The promise of cloud is that experience should be transparent. Underpinning all of this is the foundational idea that users should not know (or care) whether a workload is being serviced in AWS, Azure, or on-premises. And, for the experience to be uniform and services ubiquitous, it means that the underlying infrastructure has to be designed to support a seamless experience from wherever the user might be to wherever the workload might reside.

The portfolio expands

The implications of an end-to-end solution are profound for the reseller market. Minimally, it means that opportunities will no longer be bounded by a particular domain—the data center or the campus or the branch. Solutions will need to span all the places in the enterprise network, allowing partners to broaden their opportunity.

Additionally, to provide a seamless experience, there will be software needed for policy and control. The emergence of an orchestration layer provides yet another insertion point for partners looking to expand their presence in customers moving to the cloud. And, the fact that this new offering is software-based and higher-margin should entice partners who are more accustomed to selling hardware to at least explore the multicloud arena.

So does the competition

Of course, with the expansion of products, it means that there will be an increase in the number of players vying for the business. Companies with a traditional strength in one domain will naturally find that opening up their catalog will allow them to broaden their offering, and tying it together under a multicloud architecture will make pull-through opportunities more easily pursued.

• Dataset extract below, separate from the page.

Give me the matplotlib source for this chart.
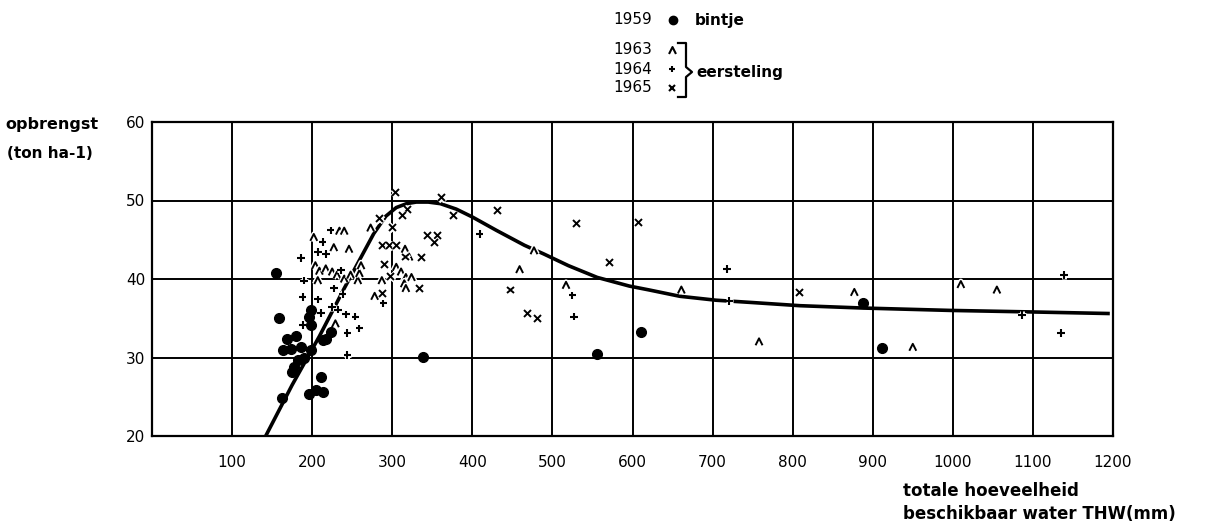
import numpy as np
import matplotlib.pyplot as plt
from matplotlib.path import Path
from matplotlib import patheffects as pe

# opbrengst (ton/ha) tegen totale hoeveelheid beschikbaar water THW (mm)

# 1959 bintje
bintje_x = [155, 158, 162, 163, 169, 174, 180, 186, 182, 177, 175, 190, 198, 198,
            196, 198, 211, 196, 205, 213, 213, 217, 223, 339, 556, 611, 888, 912]
bintje_y = [40.8, 35.0, 24.8, 30.9, 32.3, 31.1, 32.8, 31.3, 29.7, 28.8, 28.2, 29.9,
            30.9, 36.0, 35.2, 34.1, 27.5, 25.4, 25.8, 25.6, 32.2, 32.4, 33.2, 30.1,
            30.5, 33.3, 36.9, 31.2]

# 1963 eersteling
e63_x = [202, 227, 234, 240, 246, 204, 209, 217, 225, 231, 240, 248, 207, 229, 257,
         259, 261, 273, 278, 287, 305, 311, 317, 324, 315, 317, 316, 321, 459, 477,
         517, 661, 758, 877, 950, 1010, 1055]
e63_y = [45.3, 44.0, 46.1, 46.1, 43.8, 41.7, 41.0, 41.3, 40.9, 40.5, 40.0, 40.5, 39.8,
         34.3, 39.8, 40.7, 41.7, 46.5, 37.8, 39.8, 41.5, 40.9, 40.2, 40.2, 39.4, 38.8,
         43.8, 42.8, 41.2, 43.6, 39.2, 38.6, 32.0, 38.3, 31.3, 39.3, 38.6]

# 1964 eersteling
e64_x = [223, 213, 207, 217, 186, 190, 236, 227, 238, 188, 207, 225, 232, 211, 188,
         242, 254, 259, 244, 244, 289, 409, 525, 527, 718, 721, 1139, 1135, 1086]
e64_y = [46.2, 44.7, 43.4, 43.2, 42.7, 39.8, 41.1, 38.8, 38.1, 37.7, 37.4, 36.4, 36.1,
         35.7, 34.1, 35.5, 35.2, 33.7, 33.1, 30.3, 36.9, 45.7, 37.9, 35.2, 41.3, 37.2,
         40.5, 33.1, 35.4]

# 1965 eersteling
e65_x = [304, 361, 319, 313, 284, 376, 300, 288, 296, 305, 317, 336, 344, 357, 353,
         290, 298, 288, 334, 432, 530, 608, 571, 448, 469, 481, 809]
e65_y = [51.0, 50.4, 48.9, 48.1, 47.7, 48.1, 46.6, 44.3, 44.3, 44.3, 42.8, 42.7, 45.5,
         45.5, 44.6, 41.9, 40.3, 38.1, 38.8, 48.7, 47.1, 47.2, 42.1, 38.6, 35.6, 35.0,
         38.3]

# getekende responscurve
curve_x = [142, 175, 209, 240, 277, 292, 305, 318, 330, 345, 360, 380, 400, 430, 465,
           489, 520, 556, 596, 621, 659, 704, 750, 809, 888, 996, 1100, 1196]
curve_y = [20.0, 26.5, 32.7, 38.8, 45.8, 48.0, 49.1, 49.6, 49.8, 49.8, 49.6, 48.9,
           47.9, 46.2, 44.3, 43.2, 41.7, 40.2, 39.1, 38.6, 37.8, 37.3, 37.0, 36.6,
           36.3, 36.0, 35.8, 35.6]

x_ticks = [100, 200, 300, 400, 500, 600, 700, 800, 900, 1000, 1100, 1200]
y_ticks = [20, 30, 40, 50, 60]

plt.rcParams['font.family'] = 'DejaVu Sans'

W, H = 1208, 525
fig = plt.figure(figsize=(W / 100, H / 100), dpi=100)
ax = fig.add_axes([152 / W, 1 - 436 / H, 961 / W, 314 / H])

caret = Path([(-1, -1), (0, 1), (1, -1)], [Path.MOVETO, Path.LINETO, Path.LINETO])
halo = [pe.withStroke(linewidth=3.5, foreground='white')]

ax.plot(curve_x, curve_y, color='black', lw=2.6, zorder=2, solid_capstyle='butt')
ax.plot(bintje_x, bintje_y, ls='none', marker='o', ms=7, color='black', zorder=4)
ax.plot(e63_x, e63_y, ls='none', marker=caret, ms=5, mfc='none', mec='black',
        mew=1.4, zorder=3, path_effects=halo)
ax.plot(e64_x, e64_y, ls='none', marker='+', ms=5.5, mec='black', mew=1.5,
        zorder=3, path_effects=halo)
ax.plot(e65_x, e65_y, ls='none', marker='x', ms=5, mec='black', mew=1.4,
        zorder=3, path_effects=halo)

ax.set_xlim(0, 1200)
ax.set_ylim(20, 60)
ax.set_xticks(x_ticks)
ax.set_yticks(y_ticks)
ax.tick_params(length=0, labelsize=11)
ax.tick_params(axis='x', pad=14)
ax.tick_params(axis='y', pad=5)
ax.set_axisbelow(True)
ax.grid(True, color='black', lw=1.4)
for s in ax.spines.values():
    s.set_linewidth(1.6)

# overlay in pixelcoordinaten voor labels en legenda
ov = fig.add_axes([0, 0, 1, 1])
ov.set_xlim(0, W)
ov.set_ylim(H, 0)
ov.axis('off')

ov.text(5, 125, 'opbrengst', fontsize=11.5, fontweight='bold', va='center')
ov.text(7, 153, '(ton ha-1)', fontsize=11, fontweight='bold', va='center')
ov.text(903, 491, 'totale hoeveelheid', fontsize=12, fontweight='bold', va='center')
ov.text(903, 514, 'beschikbaar water THW(mm)', fontsize=12, fontweight='bold',
        va='center')

# legenda
ov.text(613, 20, '1959', fontsize=11, va='center')
ov.plot([673], [20], ls='none', marker='o', ms=6, color='black')
ov.text(695, 20, 'bintje', fontsize=11, fontweight='bold', va='center')
for yy, lab, mk in [(50, '1963', caret), (69, '1964', '+'), (88, '1965', 'x')]:
    ov.text(613, yy, lab, fontsize=11, va='center')
    ov.plot([672], [yy], ls='none', marker=mk, ms=5, mfc='none', mec='black', mew=1.5)
ov.plot([678, 686, 686, 692, 686, 686, 678], [43, 43, 67, 72, 77, 97, 97],
        color='black', lw=1.6)
ov.text(696, 73, 'eersteling', fontsize=11, fontweight='bold', va='center')

fig.savefig('out.png', dpi=100, facecolor='white')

And, while this is all in the context of traditional infrastructure, it is impossible to ignore the emerging partner ecosystem that is developing around the cloud providers. AWS, Azure, Google, and the like are all developing a different set of partners whose primary objective is to facilitate the movement from private to public cloud. For these suppliers, they will find natural inroads into private infrastructure as part of end-to-end offerings.

The battleground won’t be products

While the products are the focus for most people thinking about how this is all monetized, the reality is probably a bit different. If the promise of the cloud is that underlying infrastructure is fungible regardless of where it resides, then the underlying parts—at least over time—become somewhat interchangeable.

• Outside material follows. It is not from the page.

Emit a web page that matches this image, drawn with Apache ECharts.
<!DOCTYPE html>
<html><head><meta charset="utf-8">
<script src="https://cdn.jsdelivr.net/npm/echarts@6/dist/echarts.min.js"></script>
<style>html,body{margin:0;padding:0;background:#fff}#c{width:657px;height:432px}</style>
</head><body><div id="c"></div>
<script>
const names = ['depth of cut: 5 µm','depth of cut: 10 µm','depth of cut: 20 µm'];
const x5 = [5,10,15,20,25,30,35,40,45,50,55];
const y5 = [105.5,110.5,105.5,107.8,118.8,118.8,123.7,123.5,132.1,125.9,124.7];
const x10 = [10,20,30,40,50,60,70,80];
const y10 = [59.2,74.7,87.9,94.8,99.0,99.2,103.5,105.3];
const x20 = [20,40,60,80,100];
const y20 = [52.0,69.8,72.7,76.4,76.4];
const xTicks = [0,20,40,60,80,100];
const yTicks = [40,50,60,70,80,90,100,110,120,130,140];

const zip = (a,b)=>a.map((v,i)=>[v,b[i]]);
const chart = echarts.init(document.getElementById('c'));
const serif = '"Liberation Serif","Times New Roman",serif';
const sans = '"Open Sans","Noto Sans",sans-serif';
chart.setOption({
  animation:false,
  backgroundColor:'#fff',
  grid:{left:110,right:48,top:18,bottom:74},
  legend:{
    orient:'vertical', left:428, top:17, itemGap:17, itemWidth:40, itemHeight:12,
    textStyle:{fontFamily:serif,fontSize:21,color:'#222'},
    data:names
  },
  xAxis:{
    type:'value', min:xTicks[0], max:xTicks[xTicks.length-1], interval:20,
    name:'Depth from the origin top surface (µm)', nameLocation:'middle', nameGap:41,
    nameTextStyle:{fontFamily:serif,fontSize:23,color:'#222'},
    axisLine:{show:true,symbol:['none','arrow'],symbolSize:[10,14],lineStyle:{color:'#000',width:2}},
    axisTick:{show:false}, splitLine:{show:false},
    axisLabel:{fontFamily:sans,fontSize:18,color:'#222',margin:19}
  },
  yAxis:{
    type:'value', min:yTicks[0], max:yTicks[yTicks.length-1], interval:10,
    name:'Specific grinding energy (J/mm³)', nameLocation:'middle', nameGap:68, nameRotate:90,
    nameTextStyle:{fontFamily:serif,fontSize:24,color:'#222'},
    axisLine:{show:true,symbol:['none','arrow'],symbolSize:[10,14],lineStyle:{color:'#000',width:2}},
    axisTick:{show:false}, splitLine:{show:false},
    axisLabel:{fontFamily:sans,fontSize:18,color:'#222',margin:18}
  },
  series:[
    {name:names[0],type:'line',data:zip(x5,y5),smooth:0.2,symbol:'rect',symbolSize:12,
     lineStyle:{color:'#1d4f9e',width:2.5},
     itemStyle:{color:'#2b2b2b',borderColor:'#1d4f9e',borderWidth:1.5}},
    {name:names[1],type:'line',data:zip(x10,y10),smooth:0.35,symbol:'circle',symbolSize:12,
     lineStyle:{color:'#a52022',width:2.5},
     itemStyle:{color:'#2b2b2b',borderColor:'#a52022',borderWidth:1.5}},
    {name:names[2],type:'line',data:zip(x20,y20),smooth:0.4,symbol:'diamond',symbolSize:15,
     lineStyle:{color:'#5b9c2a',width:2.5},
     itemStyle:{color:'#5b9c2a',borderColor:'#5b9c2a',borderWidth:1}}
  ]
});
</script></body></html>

At its most basic, this means that the strength of a channel partner’s portfolio will not be enough to distinguish it from competitors. As devices become more similar over time, pricing will naturally converge, meaning pricing advantages that come from volume sales will also become less meaningful.

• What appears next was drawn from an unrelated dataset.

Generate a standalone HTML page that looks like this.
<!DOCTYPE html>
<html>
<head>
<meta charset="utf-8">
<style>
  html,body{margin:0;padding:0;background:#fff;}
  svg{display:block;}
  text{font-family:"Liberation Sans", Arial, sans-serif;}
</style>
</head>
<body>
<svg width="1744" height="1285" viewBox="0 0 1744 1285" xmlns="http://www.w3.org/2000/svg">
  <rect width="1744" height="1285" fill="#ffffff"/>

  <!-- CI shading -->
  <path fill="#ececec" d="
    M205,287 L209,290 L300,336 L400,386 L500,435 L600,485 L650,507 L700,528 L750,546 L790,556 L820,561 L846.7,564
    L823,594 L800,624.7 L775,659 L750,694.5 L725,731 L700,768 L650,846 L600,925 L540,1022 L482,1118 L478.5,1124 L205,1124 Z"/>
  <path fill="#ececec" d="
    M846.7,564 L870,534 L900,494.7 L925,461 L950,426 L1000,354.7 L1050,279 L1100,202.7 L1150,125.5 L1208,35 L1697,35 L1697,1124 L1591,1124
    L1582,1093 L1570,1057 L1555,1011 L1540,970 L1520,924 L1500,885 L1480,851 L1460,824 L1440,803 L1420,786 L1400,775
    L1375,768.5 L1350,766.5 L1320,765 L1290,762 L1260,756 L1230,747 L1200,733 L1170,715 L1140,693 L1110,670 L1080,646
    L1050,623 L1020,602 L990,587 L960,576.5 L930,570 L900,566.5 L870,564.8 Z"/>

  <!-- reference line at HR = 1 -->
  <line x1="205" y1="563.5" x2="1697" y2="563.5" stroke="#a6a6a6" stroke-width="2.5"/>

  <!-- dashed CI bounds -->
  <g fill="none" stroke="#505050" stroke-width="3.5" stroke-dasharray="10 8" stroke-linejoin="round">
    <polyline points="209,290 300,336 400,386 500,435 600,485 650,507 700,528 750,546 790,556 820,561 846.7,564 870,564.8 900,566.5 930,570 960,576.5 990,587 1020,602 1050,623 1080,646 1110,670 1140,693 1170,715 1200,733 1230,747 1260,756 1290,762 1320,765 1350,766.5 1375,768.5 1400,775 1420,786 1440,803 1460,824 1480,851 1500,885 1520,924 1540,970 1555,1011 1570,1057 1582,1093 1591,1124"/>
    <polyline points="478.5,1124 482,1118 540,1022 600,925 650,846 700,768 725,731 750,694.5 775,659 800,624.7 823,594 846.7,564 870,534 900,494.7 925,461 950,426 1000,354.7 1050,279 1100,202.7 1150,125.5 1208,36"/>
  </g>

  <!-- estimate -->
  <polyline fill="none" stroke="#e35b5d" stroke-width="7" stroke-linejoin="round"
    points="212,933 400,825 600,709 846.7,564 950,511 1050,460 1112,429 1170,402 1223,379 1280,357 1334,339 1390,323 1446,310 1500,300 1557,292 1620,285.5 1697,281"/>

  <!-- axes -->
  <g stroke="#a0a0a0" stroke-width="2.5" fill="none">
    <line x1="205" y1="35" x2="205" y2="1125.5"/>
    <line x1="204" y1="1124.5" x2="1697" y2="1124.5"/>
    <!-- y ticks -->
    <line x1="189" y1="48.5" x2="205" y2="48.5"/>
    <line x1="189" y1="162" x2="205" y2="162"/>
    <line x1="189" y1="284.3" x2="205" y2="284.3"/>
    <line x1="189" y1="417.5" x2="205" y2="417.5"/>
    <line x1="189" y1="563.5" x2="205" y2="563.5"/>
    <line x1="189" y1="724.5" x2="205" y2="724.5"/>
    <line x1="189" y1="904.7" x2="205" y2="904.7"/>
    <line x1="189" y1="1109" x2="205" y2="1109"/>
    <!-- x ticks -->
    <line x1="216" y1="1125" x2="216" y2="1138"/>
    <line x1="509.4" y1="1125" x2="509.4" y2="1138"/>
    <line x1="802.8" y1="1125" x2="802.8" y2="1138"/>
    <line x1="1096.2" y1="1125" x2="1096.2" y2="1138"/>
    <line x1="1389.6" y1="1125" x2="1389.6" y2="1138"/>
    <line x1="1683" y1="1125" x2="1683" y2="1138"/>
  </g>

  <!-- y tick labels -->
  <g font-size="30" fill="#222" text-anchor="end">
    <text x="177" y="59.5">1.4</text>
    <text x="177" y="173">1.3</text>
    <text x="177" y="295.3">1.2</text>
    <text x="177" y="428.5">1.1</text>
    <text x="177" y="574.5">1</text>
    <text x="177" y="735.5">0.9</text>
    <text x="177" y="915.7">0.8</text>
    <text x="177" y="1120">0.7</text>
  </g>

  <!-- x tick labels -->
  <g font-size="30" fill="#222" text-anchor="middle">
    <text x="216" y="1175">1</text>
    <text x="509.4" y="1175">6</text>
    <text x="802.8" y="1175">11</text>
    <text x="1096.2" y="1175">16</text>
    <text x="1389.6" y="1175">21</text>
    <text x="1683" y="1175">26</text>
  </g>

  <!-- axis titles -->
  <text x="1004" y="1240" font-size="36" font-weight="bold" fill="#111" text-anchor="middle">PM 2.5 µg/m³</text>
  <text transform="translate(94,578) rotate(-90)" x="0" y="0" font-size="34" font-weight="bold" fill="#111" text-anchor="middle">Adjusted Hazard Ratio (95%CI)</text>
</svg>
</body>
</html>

This means that traditional competitive advantages will necessarily evolve. Market share will change hands. Companies will shrink, and some will fail.

But some will win…BIG

And some companies will exploit the changes in competitive landscape. The move to cloud and multicloud is not a single purchase but rather a migration. It requires enterprises to evolve their architectures, their tooling, their process, and their people.

It’s about more than a change in products—it’s about a change in business. And that change means channel partners that are more consultative and offer constructive services that promote change and mitigate risk will find service-oriented paths to higher-margin revenue.

Automated operations in a multicloud world, for instance, will require careful architecture of operations practices as companies integrate products, tools, and workflows to support a more dynamic infrastructure. In these automated operations, there is opportunity to sell software, develop packaged automation services, provide value-added support, and coach companies on how to operate in an environment without silos.

A change in approach

Of course, moving from product-based to consultative selling is not easy. It requires technical expertise and operational prowess. It means embedding into the business processes rather than selling into a cost center.

And this all requires engaging with the technology suppliers in different ways. The discussion has to evolve from speeds and feeds to operations and culture. The biggest barriers to this brave new world might seem technical, but they will ultimately prove to be so much more.

The downside is that this can be a tricky transition. The upside is that understanding how someone does business is way stickier than selling interchangeable parts underneath it all.